Extracted data entries:
★ ★ ★ ★

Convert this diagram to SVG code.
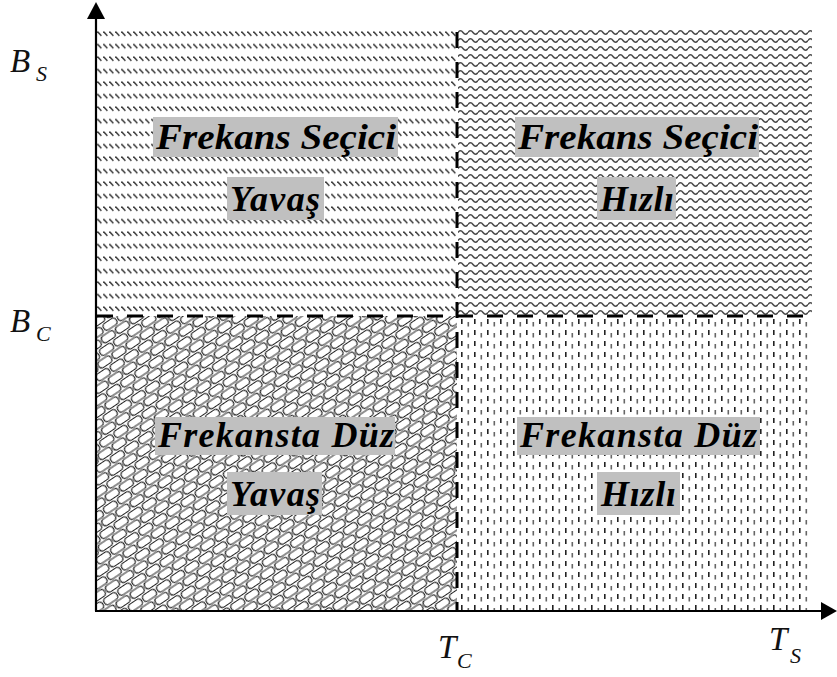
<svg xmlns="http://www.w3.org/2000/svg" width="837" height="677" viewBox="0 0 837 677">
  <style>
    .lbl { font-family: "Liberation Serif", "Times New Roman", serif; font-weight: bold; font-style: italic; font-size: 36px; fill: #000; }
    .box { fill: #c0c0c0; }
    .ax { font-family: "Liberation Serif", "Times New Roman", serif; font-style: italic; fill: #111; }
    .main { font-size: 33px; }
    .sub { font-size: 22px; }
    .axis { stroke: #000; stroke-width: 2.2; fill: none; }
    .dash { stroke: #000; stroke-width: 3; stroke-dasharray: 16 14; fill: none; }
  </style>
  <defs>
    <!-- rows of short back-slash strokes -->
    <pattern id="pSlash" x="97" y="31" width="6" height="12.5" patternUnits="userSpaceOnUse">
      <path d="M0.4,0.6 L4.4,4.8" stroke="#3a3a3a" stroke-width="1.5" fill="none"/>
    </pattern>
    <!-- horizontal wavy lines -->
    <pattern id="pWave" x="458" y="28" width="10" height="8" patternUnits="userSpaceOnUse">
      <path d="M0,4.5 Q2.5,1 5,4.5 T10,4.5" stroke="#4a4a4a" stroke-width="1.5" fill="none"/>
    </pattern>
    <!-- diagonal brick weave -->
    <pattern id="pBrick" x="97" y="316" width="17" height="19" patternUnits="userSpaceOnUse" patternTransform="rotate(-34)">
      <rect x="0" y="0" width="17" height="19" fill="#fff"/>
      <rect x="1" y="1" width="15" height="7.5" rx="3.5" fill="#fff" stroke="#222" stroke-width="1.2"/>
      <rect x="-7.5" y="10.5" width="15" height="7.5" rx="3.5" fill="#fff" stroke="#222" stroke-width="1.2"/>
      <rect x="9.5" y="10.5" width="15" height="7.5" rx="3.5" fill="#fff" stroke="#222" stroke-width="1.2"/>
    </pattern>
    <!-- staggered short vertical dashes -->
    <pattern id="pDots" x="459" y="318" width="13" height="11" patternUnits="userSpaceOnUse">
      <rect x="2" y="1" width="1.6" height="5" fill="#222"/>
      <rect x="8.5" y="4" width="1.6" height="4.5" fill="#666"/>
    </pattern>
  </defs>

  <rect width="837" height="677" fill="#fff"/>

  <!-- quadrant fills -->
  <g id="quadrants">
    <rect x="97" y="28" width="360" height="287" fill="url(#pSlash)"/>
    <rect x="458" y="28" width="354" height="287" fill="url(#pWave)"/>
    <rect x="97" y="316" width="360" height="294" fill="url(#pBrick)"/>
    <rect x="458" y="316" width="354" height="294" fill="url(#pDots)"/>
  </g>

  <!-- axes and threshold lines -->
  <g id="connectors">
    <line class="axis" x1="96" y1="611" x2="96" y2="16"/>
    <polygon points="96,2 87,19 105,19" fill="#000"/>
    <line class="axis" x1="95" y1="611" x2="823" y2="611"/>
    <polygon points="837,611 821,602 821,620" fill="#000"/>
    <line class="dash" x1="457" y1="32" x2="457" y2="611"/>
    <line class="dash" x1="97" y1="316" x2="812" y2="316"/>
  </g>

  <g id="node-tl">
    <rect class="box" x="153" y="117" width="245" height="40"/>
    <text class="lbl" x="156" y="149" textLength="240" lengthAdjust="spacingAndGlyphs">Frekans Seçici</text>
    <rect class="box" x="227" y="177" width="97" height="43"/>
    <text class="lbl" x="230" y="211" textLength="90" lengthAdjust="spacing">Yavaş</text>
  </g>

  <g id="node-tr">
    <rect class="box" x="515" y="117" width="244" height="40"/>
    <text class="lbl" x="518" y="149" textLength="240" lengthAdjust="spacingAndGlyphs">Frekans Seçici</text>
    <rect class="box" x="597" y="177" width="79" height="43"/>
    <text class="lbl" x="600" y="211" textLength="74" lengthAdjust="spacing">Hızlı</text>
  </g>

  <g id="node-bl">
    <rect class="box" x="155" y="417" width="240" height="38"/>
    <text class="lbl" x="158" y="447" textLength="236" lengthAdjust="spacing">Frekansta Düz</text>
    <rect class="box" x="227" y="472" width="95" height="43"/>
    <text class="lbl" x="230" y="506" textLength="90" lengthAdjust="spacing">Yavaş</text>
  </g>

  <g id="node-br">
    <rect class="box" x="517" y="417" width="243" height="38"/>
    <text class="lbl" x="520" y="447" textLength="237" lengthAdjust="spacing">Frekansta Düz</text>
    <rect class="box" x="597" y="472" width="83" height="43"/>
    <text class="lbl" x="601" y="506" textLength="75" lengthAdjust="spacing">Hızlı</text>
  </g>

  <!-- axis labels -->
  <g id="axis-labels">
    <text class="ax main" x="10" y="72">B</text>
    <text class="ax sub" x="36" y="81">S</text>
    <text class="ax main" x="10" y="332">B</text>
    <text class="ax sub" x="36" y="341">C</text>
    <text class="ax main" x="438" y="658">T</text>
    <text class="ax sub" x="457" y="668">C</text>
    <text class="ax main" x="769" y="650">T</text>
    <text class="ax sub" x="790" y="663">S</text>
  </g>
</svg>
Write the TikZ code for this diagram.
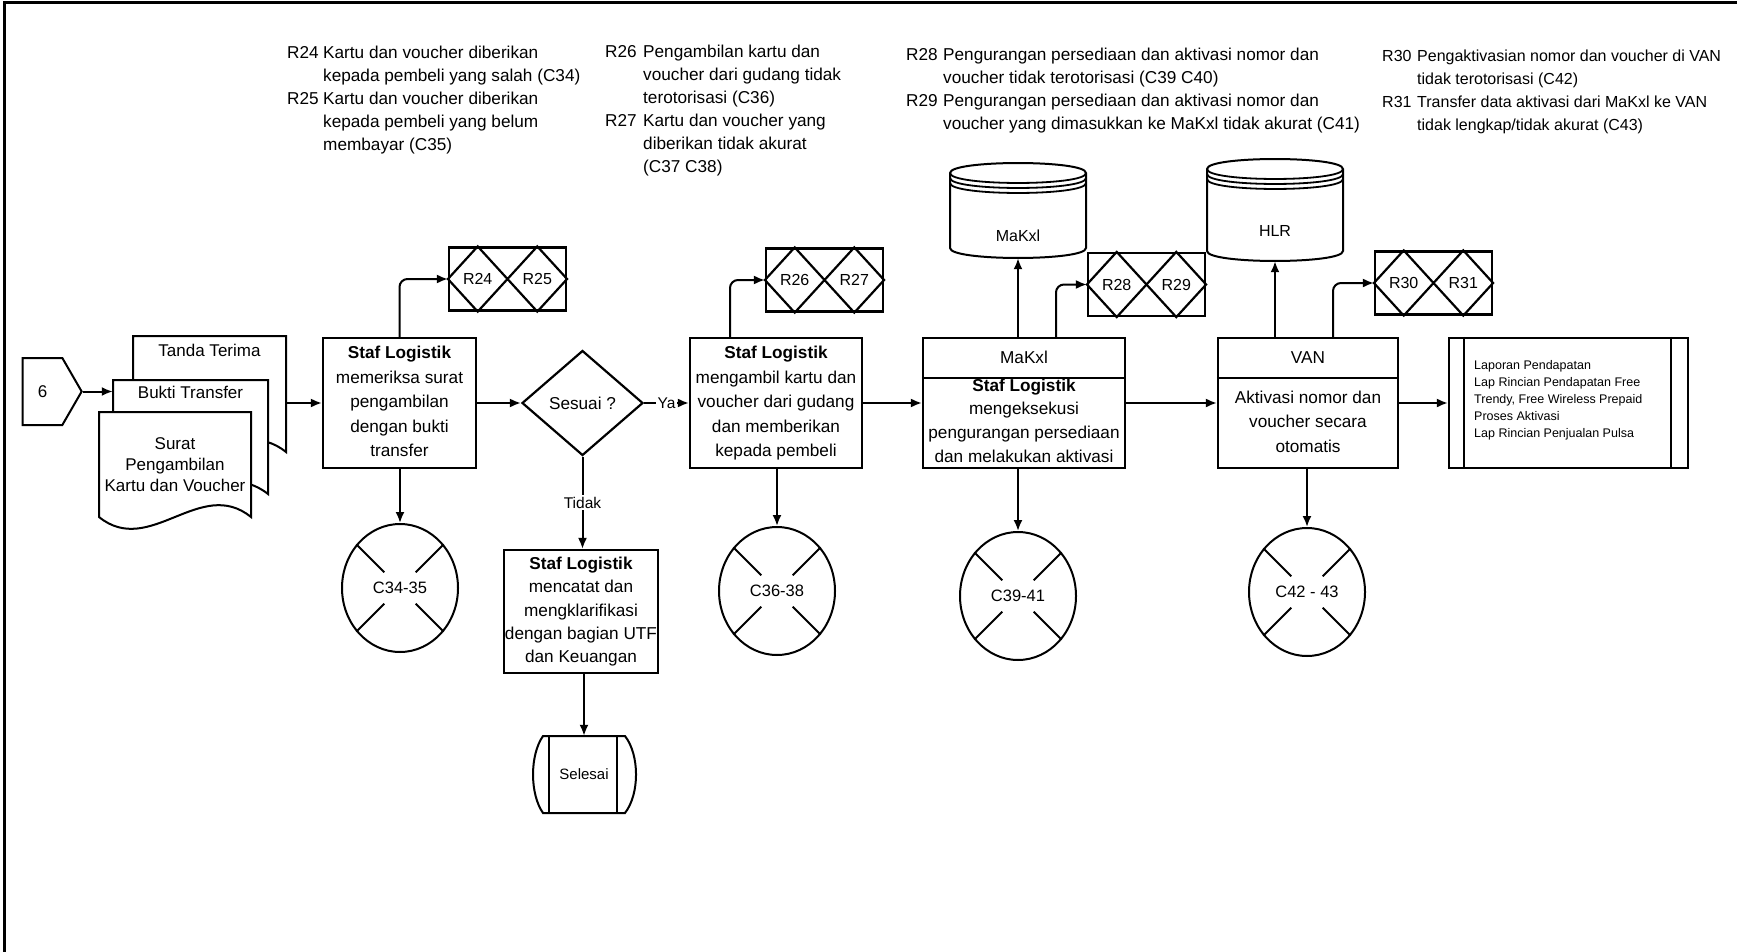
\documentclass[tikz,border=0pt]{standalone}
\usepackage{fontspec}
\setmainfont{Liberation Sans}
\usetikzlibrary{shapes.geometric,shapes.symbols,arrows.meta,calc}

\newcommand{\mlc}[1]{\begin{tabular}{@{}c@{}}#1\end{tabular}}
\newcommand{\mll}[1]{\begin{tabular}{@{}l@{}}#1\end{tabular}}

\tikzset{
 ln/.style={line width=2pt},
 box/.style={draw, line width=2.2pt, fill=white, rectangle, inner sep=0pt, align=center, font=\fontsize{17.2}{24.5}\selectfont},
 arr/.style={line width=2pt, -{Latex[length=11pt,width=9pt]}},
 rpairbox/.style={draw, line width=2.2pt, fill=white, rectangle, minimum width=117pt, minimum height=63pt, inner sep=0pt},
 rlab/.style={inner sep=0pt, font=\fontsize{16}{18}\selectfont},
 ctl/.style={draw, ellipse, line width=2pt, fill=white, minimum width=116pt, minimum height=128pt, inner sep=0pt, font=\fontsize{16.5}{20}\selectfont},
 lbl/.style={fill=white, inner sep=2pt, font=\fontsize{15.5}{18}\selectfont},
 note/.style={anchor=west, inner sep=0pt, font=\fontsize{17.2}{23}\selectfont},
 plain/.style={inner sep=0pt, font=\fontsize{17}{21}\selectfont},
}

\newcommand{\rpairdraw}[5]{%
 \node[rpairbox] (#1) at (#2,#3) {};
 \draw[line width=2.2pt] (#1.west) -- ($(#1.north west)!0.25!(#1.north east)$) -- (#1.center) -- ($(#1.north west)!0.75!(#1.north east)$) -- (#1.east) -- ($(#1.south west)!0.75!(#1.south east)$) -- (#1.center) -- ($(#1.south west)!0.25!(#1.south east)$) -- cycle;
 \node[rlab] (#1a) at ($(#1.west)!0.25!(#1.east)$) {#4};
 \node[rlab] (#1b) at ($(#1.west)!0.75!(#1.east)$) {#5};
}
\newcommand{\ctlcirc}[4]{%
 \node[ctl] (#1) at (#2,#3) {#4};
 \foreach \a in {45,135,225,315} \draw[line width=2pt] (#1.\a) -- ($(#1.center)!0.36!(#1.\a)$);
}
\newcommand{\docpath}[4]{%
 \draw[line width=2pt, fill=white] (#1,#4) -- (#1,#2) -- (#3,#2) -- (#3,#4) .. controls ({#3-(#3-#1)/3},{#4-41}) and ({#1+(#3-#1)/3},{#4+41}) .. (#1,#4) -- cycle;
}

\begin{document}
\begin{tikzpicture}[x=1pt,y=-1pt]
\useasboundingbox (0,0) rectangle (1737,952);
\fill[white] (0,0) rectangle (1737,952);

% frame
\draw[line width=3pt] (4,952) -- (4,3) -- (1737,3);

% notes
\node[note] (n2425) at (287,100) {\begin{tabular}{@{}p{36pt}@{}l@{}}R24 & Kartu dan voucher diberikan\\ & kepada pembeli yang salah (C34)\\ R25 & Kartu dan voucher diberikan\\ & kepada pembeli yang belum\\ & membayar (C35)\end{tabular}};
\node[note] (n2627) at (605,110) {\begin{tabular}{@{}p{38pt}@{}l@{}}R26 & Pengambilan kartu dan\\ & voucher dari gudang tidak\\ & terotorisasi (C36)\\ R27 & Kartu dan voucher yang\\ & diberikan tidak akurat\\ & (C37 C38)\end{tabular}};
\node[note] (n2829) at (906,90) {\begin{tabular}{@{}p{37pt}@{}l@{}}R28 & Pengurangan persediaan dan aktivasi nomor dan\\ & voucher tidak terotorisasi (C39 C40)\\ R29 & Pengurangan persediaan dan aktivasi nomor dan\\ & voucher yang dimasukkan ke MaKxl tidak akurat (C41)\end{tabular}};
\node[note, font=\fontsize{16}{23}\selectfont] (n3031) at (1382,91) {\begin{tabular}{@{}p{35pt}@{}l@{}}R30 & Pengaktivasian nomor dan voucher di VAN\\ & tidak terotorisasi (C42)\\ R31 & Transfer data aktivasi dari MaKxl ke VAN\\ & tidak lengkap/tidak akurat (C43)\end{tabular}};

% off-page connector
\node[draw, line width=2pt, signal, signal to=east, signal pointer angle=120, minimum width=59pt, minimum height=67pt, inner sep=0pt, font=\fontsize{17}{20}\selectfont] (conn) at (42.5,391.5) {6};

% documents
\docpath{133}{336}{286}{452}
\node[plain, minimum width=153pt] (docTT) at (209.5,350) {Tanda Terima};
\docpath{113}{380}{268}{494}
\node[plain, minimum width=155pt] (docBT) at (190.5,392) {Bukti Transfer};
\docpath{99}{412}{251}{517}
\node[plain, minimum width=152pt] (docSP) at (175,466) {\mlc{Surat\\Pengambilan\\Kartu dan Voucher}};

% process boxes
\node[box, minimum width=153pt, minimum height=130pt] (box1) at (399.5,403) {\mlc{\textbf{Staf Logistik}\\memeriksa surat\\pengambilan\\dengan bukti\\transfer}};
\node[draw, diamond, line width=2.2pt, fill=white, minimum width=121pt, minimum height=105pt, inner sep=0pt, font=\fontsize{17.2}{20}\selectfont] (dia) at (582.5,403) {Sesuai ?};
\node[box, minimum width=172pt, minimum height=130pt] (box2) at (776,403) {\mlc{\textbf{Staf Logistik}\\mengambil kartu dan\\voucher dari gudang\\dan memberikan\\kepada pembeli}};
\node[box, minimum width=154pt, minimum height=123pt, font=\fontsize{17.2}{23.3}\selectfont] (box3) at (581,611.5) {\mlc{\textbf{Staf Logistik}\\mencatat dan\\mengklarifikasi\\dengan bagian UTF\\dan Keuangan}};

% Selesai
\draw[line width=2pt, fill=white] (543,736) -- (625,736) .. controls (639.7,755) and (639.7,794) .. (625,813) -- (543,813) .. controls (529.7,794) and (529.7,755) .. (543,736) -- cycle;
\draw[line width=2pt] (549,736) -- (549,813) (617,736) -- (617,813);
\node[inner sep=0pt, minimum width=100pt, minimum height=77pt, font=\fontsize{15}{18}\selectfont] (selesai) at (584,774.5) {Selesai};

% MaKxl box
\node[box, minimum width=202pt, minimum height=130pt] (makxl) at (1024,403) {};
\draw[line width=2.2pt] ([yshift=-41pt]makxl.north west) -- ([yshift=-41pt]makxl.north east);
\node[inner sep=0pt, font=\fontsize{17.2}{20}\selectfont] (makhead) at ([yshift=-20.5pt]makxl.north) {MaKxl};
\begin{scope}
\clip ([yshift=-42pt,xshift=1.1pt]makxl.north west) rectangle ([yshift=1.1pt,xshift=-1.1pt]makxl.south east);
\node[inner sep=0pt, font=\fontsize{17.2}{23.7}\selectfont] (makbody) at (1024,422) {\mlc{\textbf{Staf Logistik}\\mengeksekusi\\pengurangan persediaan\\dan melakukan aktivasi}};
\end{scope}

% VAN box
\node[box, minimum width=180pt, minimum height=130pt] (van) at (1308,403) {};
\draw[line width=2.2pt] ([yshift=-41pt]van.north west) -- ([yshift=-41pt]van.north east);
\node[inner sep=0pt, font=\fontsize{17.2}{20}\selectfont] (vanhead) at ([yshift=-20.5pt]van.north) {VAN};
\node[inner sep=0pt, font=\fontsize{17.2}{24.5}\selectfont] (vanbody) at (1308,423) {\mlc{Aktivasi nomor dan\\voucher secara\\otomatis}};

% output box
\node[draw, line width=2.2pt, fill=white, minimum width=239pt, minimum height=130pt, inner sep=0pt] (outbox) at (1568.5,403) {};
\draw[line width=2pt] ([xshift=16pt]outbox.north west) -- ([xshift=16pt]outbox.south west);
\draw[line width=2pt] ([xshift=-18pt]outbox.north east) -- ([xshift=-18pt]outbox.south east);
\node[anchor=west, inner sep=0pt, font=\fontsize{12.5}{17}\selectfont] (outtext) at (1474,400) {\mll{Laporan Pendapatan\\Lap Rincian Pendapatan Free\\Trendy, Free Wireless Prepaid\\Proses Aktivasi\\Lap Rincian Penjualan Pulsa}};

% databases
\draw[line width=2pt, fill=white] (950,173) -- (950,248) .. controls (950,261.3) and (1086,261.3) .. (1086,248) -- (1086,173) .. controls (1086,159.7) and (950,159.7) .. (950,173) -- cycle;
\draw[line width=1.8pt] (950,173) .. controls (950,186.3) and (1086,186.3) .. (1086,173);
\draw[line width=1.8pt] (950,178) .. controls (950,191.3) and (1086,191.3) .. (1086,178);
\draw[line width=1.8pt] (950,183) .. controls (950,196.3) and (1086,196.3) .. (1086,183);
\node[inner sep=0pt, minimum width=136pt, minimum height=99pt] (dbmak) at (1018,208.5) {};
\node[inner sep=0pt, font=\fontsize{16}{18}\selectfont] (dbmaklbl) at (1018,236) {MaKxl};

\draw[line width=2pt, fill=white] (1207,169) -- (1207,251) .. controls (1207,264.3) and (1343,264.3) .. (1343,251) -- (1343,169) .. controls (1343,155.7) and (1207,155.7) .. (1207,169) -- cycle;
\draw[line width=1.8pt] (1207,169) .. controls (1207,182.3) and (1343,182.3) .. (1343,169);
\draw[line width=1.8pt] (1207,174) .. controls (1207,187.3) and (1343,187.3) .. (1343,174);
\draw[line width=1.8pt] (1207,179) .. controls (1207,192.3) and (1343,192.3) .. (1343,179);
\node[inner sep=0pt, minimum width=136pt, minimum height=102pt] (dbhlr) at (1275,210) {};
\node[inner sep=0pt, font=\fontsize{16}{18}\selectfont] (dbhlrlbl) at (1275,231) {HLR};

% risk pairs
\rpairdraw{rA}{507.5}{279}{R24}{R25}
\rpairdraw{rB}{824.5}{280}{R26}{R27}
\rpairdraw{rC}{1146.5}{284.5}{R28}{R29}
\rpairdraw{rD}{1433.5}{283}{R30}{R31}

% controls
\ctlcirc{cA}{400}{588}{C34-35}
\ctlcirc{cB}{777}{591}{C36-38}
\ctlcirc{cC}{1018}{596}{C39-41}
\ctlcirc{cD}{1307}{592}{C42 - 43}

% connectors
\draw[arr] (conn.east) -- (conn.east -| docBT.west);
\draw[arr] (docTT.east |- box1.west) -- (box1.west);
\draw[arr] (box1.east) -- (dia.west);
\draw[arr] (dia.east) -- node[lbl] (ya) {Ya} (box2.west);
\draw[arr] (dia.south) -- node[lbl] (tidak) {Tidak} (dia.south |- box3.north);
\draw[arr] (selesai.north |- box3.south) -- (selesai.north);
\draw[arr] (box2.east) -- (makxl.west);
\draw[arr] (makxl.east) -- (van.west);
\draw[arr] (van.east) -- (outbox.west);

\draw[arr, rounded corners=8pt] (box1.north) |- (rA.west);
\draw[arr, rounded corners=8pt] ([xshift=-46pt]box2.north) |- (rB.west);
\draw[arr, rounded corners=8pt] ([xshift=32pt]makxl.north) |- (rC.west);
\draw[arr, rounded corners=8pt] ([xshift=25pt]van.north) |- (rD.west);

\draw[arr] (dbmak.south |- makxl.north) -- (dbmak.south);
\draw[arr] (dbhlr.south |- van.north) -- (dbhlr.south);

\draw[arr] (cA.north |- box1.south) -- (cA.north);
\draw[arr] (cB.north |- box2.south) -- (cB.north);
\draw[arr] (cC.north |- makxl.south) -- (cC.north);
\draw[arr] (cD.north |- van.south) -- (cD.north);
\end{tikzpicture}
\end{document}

★ ★ ★ ★

What is the number of lines in the data that hold the word "this"? Reply with that number and nothing else.

2